Die antisemitische Strategie des NS erreichte unmittelbar nach den Märzwahlen 1933 mit dem Boykott jüdischer Geschäfte am 1. April ihren ersten Höhepunkt. In den Jahren 1933 und 1934 wurden Juden systematisch aus dem öffentlichen Leben verdrängt, seit 1935 durch eine Politik der Segregation und umfassenden rechtlichen Diskriminierung. Es folgten die völlige Entrechtung, die schrittweise Enteignung jüdischen Vermögens und die Forcierung der Vertreibung der Juden (zunächst) aus dem Deutschen Reich. Dabei gehorchte diese Politik zwischen 1933 und 1939 einer einfachen Mechanik. Man leitete antisemitische Ausschreitungen der Parteibasis ein, um diese jeweils nach relativ kurzer Zeit aufgrund expliziter Anweisung Hitlers von Partei und Staatsorganen in "geordnete" Bahnen zu lenken. Auf die (inszenierten) Ausschreitungen im März 1933 "reagierte" die NS-Führung mit dem Boykott vom 1. April, auf die erneuten antisemitischen Unruhen im Frühjahr und Sommer 1935 mit den "Nürnberger Gesetzen", auf die Ausschreitungen im Oktober/November 1938 mit einer Flut bedrängender antisemitischer Gesetze und der vollkommenen Enteignung. Es handelte sich um ein Zusammenspiel von Aktionen von unten und Maßnahmen von oben unter der Direktion der Führung. (Ebd.)

Bücherverbrennung am 10. Mai 1933

Zur reichsweiten Bücherverbrennung von "unerwünschten" Schriften, organisiert vom Nationalsozialistischen Deutschen Studentenbund und der Deutschen Studentenschaft, am 10. Mai 1933 unter anderem auf dem Berliner Opernplatz behauptet Kujau:

TB 10. - 11.5.1933: "(…) Dr. Goebbels hat die öffentliche Verbrennung von Büchern bef., so etwas Dummes. Konnte es nicht mehr verhindern. Was wird das Ausland wieder dazu sagen? 11. Ernstes Gespräch mit Dr. Goebbels! Besprechungen mit Partei-Führern."
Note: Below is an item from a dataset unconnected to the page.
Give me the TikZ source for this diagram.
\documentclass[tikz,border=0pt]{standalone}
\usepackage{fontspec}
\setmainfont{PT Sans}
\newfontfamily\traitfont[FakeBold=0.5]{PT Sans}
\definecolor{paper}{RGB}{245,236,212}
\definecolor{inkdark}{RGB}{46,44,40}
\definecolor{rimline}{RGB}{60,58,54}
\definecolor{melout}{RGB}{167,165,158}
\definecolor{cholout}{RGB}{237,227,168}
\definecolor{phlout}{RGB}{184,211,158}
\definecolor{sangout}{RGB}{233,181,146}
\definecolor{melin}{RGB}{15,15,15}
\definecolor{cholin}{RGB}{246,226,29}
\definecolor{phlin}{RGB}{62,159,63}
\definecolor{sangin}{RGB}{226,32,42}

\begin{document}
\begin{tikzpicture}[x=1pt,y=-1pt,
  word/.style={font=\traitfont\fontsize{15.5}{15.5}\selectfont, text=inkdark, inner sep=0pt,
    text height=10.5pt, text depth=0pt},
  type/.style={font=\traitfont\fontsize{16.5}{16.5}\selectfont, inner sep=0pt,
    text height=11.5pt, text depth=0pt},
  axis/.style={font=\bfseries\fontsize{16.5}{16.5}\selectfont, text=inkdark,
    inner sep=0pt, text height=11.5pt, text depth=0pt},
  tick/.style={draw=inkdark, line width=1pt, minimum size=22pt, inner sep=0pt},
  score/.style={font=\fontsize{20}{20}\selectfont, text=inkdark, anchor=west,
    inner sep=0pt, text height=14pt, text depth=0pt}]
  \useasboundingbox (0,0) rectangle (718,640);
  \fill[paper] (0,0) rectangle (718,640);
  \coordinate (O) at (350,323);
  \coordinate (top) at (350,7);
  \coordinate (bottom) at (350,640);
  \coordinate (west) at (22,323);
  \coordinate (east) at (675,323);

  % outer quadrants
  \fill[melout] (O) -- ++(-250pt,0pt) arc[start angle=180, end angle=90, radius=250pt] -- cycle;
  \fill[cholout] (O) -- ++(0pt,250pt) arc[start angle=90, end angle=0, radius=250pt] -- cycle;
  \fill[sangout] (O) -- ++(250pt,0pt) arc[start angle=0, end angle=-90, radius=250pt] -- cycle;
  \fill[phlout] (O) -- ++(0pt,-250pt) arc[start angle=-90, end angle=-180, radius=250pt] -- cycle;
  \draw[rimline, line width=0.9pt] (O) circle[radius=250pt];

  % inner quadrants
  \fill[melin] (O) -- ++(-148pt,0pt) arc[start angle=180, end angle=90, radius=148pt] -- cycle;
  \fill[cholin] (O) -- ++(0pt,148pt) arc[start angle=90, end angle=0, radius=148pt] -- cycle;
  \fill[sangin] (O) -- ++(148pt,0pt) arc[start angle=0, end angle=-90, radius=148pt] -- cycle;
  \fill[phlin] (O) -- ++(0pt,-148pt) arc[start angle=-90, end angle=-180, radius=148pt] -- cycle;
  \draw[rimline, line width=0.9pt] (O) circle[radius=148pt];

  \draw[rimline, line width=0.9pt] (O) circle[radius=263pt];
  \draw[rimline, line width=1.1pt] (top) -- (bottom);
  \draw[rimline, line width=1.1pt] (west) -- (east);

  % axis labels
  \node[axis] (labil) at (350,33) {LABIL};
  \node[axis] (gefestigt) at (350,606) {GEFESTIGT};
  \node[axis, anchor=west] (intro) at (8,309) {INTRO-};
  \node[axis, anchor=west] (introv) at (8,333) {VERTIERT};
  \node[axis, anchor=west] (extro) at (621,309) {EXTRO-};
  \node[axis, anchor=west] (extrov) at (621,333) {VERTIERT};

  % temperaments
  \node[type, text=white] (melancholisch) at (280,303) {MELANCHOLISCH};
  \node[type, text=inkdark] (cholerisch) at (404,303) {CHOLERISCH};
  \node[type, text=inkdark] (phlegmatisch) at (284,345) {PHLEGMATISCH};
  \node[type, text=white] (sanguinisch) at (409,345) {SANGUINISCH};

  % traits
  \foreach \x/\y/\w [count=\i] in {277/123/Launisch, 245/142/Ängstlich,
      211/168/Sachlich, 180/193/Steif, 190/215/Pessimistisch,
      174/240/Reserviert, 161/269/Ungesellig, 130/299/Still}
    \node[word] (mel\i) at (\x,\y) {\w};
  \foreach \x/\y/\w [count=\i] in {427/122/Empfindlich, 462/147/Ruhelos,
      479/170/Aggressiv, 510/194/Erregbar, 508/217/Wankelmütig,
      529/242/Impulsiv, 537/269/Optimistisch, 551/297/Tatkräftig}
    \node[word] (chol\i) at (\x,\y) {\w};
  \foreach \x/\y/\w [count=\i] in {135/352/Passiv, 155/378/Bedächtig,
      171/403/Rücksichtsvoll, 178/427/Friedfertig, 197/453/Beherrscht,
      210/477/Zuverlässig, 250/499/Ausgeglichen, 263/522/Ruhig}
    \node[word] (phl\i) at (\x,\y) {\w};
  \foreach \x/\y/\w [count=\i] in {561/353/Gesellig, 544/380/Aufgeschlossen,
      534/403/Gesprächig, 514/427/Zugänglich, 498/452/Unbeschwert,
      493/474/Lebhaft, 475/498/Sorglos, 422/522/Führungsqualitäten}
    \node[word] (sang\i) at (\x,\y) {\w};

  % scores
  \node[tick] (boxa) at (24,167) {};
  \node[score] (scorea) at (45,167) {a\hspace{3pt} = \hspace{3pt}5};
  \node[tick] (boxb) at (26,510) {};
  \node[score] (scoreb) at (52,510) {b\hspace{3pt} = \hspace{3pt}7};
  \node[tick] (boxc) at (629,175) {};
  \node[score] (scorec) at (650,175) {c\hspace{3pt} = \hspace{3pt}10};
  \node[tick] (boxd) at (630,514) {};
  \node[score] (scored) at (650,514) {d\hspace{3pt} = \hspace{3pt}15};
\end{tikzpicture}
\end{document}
Und in einem Nachtrag am 31.5.: "Persönliches. Mit der Verbrennung der Bücher hat Goebbels keinen guten Einfall gehabt. Habe oft mit Hoffmann darüber gesprochen, der er seine Verbindungen ins Ausland hat. Habe auch auf Hoffmanns Wunsch, hinter dem bestimmt E. steckt einige Schriftsteller von Goebbels Liste streichen lassen. Was hat sich dieser kleine Hexenmeister nur dabei gedacht?"

Für Kujaus Behauptung, Hitler sei gegen die Bücherverbrennung gewesen, finden sich keine seriösen Belege. Die Bücherverbrennung ist auch nicht von Goebbels, sondern vom nationalsozialistischen Deutschen Studentenbund organisiert worden. Hitler hat den "kleinen Hexenmeister" (Kujau) mit seinem radikalen Antisemitismus im Gegenteil ermutigt. Auch die Rede von "was wohl das Ausland sage" entsprach nicht der Ideologie und Strategie Adolf Hitlers.